+++ TASK DATA
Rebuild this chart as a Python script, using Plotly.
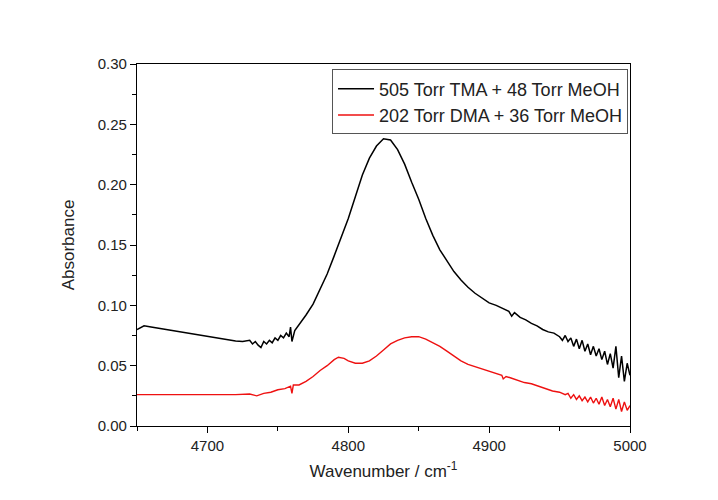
import plotly.graph_objects as go

# TMA + MeOH spectrum (black)
tma_x = [4650, 4655, 4660, 4665, 4670, 4675, 4680, 4685, 4690, 4695, 4700, 4705, 4710, 4715, 4720, 4725,
         4730, 4732, 4734, 4736, 4738, 4740, 4742, 4744, 4746, 4748, 4750, 4752, 4754, 4756, 4758, 4759, 4760, 4762, 4764,
         4770, 4775, 4780, 4785, 4790, 4795, 4800, 4805, 4810, 4815, 4820, 4825, 4830, 4835, 4840, 4845, 4850,
         4855, 4860, 4865, 4870, 4875, 4880, 4885, 4890, 4895, 4900, 4905, 4910, 4914, 4916, 4918, 4922, 4926, 4930,
         4934, 4938, 4942, 4946, 4950, 4952, 4954, 4956, 4958, 4960, 4962, 4964, 4966, 4968, 4970, 4972, 4974,
         4976, 4978, 4980, 4982, 4984, 4986, 4988, 4990, 4992, 4994, 4996, 4998, 5000]
tma_y = [0.080, 0.083, 0.082, 0.081, 0.080, 0.079, 0.078, 0.077, 0.076, 0.075, 0.074, 0.073, 0.072, 0.071, 0.0705, 0.070,
         0.071, 0.068, 0.070, 0.067, 0.065, 0.070, 0.068, 0.071, 0.069, 0.073, 0.071, 0.075, 0.073, 0.077, 0.074, 0.082, 0.070, 0.079, 0.082,
         0.092, 0.101, 0.113, 0.126, 0.141, 0.157, 0.172, 0.190, 0.208, 0.222, 0.232, 0.238, 0.237, 0.229, 0.217, 0.202, 0.188,
         0.172, 0.158, 0.146, 0.137, 0.128, 0.121, 0.115, 0.110, 0.106, 0.102, 0.100, 0.097, 0.095, 0.091, 0.094, 0.090, 0.088, 0.085,
         0.083, 0.080, 0.078, 0.077, 0.074, 0.071, 0.075, 0.070, 0.073, 0.066, 0.072, 0.064, 0.071, 0.062, 0.068, 0.059, 0.066,
         0.058, 0.064, 0.055, 0.062, 0.051, 0.060, 0.048, 0.066, 0.040, 0.058, 0.037, 0.052, 0.042]

# DMA + MeOH spectrum (red)
dma_x = [4650, 4660, 4670, 4680, 4690, 4700, 4710, 4720, 4730, 4735, 4740, 4745, 4750, 4755, 4759, 4760, 4761, 4765,
         4770, 4775, 4780, 4785, 4790, 4793, 4797, 4800, 4805, 4810, 4815, 4820, 4825, 4830, 4835, 4840, 4845,
         4850, 4855, 4860, 4865, 4870, 4875, 4880, 4885, 4890, 4895, 4900, 4905, 4909, 4910, 4912, 4915, 4920,
         4925, 4930, 4935, 4940, 4945, 4950, 4954, 4956, 4958, 4960, 4962, 4964, 4966, 4968, 4970, 4972, 4974,
         4976, 4978, 4980, 4982, 4984, 4986, 4988, 4990, 4992, 4994, 4996, 4998, 5000]
dma_y = [0.026, 0.026, 0.0262, 0.026, 0.0258, 0.026, 0.0262, 0.026, 0.0265, 0.025, 0.027, 0.028, 0.030, 0.031, 0.033, 0.027, 0.034, 0.034,
         0.037, 0.041, 0.046, 0.050, 0.055, 0.057, 0.056, 0.054, 0.052, 0.052, 0.054, 0.058, 0.063, 0.068, 0.071, 0.073, 0.074,
         0.074, 0.072, 0.069, 0.066, 0.062, 0.058, 0.054, 0.051, 0.049, 0.047, 0.045, 0.043, 0.042, 0.039, 0.041, 0.040, 0.038,
         0.036, 0.035, 0.033, 0.031, 0.029, 0.028, 0.026, 0.027, 0.023, 0.026, 0.022, 0.025, 0.021, 0.024, 0.020, 0.024, 0.019,
         0.023, 0.018, 0.024, 0.017, 0.022, 0.016, 0.023, 0.014, 0.022, 0.012, 0.020, 0.013, 0.017]

series_names = ["505 Torr TMA + 48 Torr MeOH", "202 Torr DMA + 36 Torr MeOH"]
x_ticks = [4700, 4800, 4900, 5000]
y_ticks = [0.00, 0.05, 0.10, 0.15, 0.20, 0.25, 0.30]

FONT = "Arial, Liberation Sans, sans-serif"

fig = go.Figure()
fig.add_trace(go.Scatter(x=tma_x, y=tma_y, mode="lines", name=series_names[0],
                         line=dict(color="black", width=1.5)))
fig.add_trace(go.Scatter(x=dma_x, y=dma_y, mode="lines", name=series_names[1],
                         line=dict(color="#ee1111", width=1.4)))

axis_common = dict(showline=True, linecolor="black", linewidth=1.2, mirror=True,
                   showgrid=False, zeroline=False, ticks="outside", ticklen=6,
                   tickcolor="black", tickfont=dict(family=FONT, size=15, color="#222"))

fig.update_xaxes(range=[4650, 5000], tickvals=x_ticks, **axis_common,
                 minor=dict(ticks="outside", ticklen=4, tickcolor="black", tick0=4650, dtick=50),
                 title=dict(text="Wavenumber / cm<sup>-1</sup>", font=dict(family=FONT, size=17, color="#222"), standoff=12))
fig.update_yaxes(range=[0, 0.30], tickvals=y_ticks, tickformat=".2f", **axis_common,
                 minor=dict(ticks="outside", ticklen=4, tickcolor="black", tick0=0, dtick=0.025),
                 title=dict(text="Absorbance", font=dict(family=FONT, size=17, color="#222"), standoff=18))

fig.update_layout(
    width=718, height=500,
    margin=dict(l=137, r=88, t=64, b=74),
    paper_bgcolor="white", plot_bgcolor="white",
    showlegend=True,
    legend=dict(x=0.996, xanchor="right", y=0.985, yanchor="top",
                bordercolor="#555", borderwidth=1, bgcolor="white",
                font=dict(family=FONT, size=18, color="#222"),
                tracegroupgap=0, itemwidth=36),
)

fig.write_html("out.html")
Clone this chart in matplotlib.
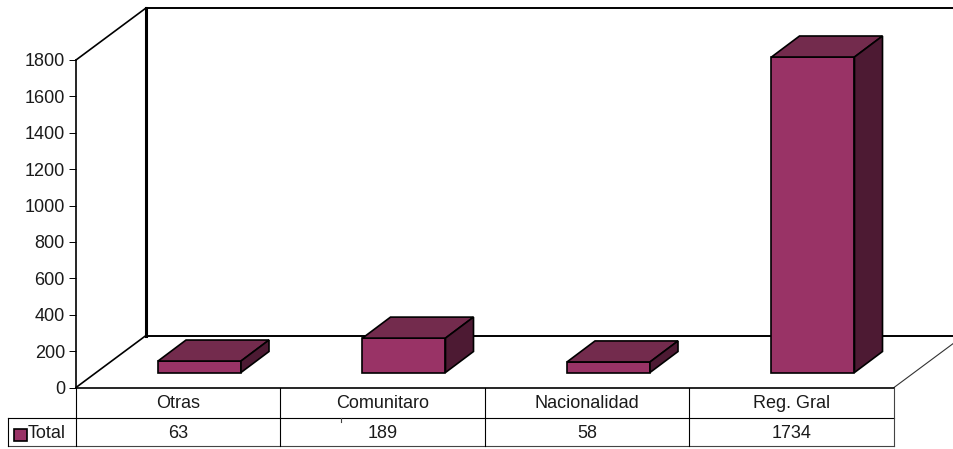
++++++
• WRITTEN INSTRUCTION
Every line above should be repeated exactly; pictures stay out of the copy.

• RESULT BELOW
Rebuild this chart as a Python script, using Plotly.
import plotly.graph_objects as go

# TMA + MeOH spectrum (black)
tma_x = [4650, 4655, 4660, 4665, 4670, 4675, 4680, 4685, 4690, 4695, 4700, 4705, 4710, 4715, 4720, 4725,
         4730, 4732, 4734, 4736, 4738, 4740, 4742, 4744, 4746, 4748, 4750, 4752, 4754, 4756, 4758, 4759, 4760, 4762, 4764,
         4770, 4775, 4780, 4785, 4790, 4795, 4800, 4805, 4810, 4815, 4820, 4825, 4830, 4835, 4840, 4845, 4850,
         4855, 4860, 4865, 4870, 4875, 4880, 4885, 4890, 4895, 4900, 4905, 4910, 4914, 4916, 4918, 4922, 4926, 4930,
         4934, 4938, 4942, 4946, 4950, 4952, 4954, 4956, 4958, 4960, 4962, 4964, 4966, 4968, 4970, 4972, 4974,
         4976, 4978, 4980, 4982, 4984, 4986, 4988, 4990, 4992, 4994, 4996, 4998, 5000]
tma_y = [0.080, 0.083, 0.082, 0.081, 0.080, 0.079, 0.078, 0.077, 0.076, 0.075, 0.074, 0.073, 0.072, 0.071, 0.0705, 0.070,
         0.071, 0.068, 0.070, 0.067, 0.065, 0.070, 0.068, 0.071, 0.069, 0.073, 0.071, 0.075, 0.073, 0.077, 0.074, 0.082, 0.070, 0.079, 0.082,
         0.092, 0.101, 0.113, 0.126, 0.141, 0.157, 0.172, 0.190, 0.208, 0.222, 0.232, 0.238, 0.237, 0.229, 0.217, 0.202, 0.188,
         0.172, 0.158, 0.146, 0.137, 0.128, 0.121, 0.115, 0.110, 0.106, 0.102, 0.100, 0.097, 0.095, 0.091, 0.094, 0.090, 0.088, 0.085,
         0.083, 0.080, 0.078, 0.077, 0.074, 0.071, 0.075, 0.070, 0.073, 0.066, 0.072, 0.064, 0.071, 0.062, 0.068, 0.059, 0.066,
         0.058, 0.064, 0.055, 0.062, 0.051, 0.060, 0.048, 0.066, 0.040, 0.058, 0.037, 0.052, 0.042]

# DMA + MeOH spectrum (red)
dma_x = [4650, 4660, 4670, 4680, 4690, 4700, 4710, 4720, 4730, 4735, 4740, 4745, 4750, 4755, 4759, 4760, 4761, 4765,
         4770, 4775, 4780, 4785, 4790, 4793, 4797, 4800, 4805, 4810, 4815, 4820, 4825, 4830, 4835, 4840, 4845,
         4850, 4855, 4860, 4865, 4870, 4875, 4880, 4885, 4890, 4895, 4900, 4905, 4909, 4910, 4912, 4915, 4920,
         4925, 4930, 4935, 4940, 4945, 4950, 4954, 4956, 4958, 4960, 4962, 4964, 4966, 4968, 4970, 4972, 4974,
         4976, 4978, 4980, 4982, 4984, 4986, 4988, 4990, 4992, 4994, 4996, 4998, 5000]
dma_y = [0.026, 0.026, 0.0262, 0.026, 0.0258, 0.026, 0.0262, 0.026, 0.0265, 0.025, 0.027, 0.028, 0.030, 0.031, 0.033, 0.027, 0.034, 0.034,
         0.037, 0.041, 0.046, 0.050, 0.055, 0.057, 0.056, 0.054, 0.052, 0.052, 0.054, 0.058, 0.063, 0.068, 0.071, 0.073, 0.074,
         0.074, 0.072, 0.069, 0.066, 0.062, 0.058, 0.054, 0.051, 0.049, 0.047, 0.045, 0.043, 0.042, 0.039, 0.041, 0.040, 0.038,
         0.036, 0.035, 0.033, 0.031, 0.029, 0.028, 0.026, 0.027, 0.023, 0.026, 0.022, 0.025, 0.021, 0.024, 0.020, 0.024, 0.019,
         0.023, 0.018, 0.024, 0.017, 0.022, 0.016, 0.023, 0.014, 0.022, 0.012, 0.020, 0.013, 0.017]

series_names = ["505 Torr TMA + 48 Torr MeOH", "202 Torr DMA + 36 Torr MeOH"]
x_ticks = [4700, 4800, 4900, 5000]
y_ticks = [0.00, 0.05, 0.10, 0.15, 0.20, 0.25, 0.30]

FONT = "Arial, Liberation Sans, sans-serif"

fig = go.Figure()
fig.add_trace(go.Scatter(x=tma_x, y=tma_y, mode="lines", name=series_names[0],
                         line=dict(color="black", width=1.5)))
fig.add_trace(go.Scatter(x=dma_x, y=dma_y, mode="lines", name=series_names[1],
                         line=dict(color="#ee1111", width=1.4)))

axis_common = dict(showline=True, linecolor="black", linewidth=1.2, mirror=True,
                   showgrid=False, zeroline=False, ticks="outside", ticklen=6,
                   tickcolor="black", tickfont=dict(family=FONT, size=15, color="#222"))

fig.update_xaxes(range=[4650, 5000], tickvals=x_ticks, **axis_common,
                 minor=dict(ticks="outside", ticklen=4, tickcolor="black", tick0=4650, dtick=50),
                 title=dict(text="Wavenumber / cm<sup>-1</sup>", font=dict(family=FONT, size=17, color="#222"), standoff=12))
fig.update_yaxes(range=[0, 0.30], tickvals=y_ticks, tickformat=".2f", **axis_common,
                 minor=dict(ticks="outside", ticklen=4, tickcolor="black", tick0=0, dtick=0.025),
                 title=dict(text="Absorbance", font=dict(family=FONT, size=17, color="#222"), standoff=18))

fig.update_layout(
    width=718, height=500,
    margin=dict(l=137, r=88, t=64, b=74),
    paper_bgcolor="white", plot_bgcolor="white",
    showlegend=True,
    legend=dict(x=0.996, xanchor="right", y=0.985, yanchor="top",
                bordercolor="#555", borderwidth=1, bgcolor="white",
                font=dict(family=FONT, size=18, color="#222"),
                tracegroupgap=0, itemwidth=36),
)

fig.write_html("out.html")
Clone this chart in matplotlib.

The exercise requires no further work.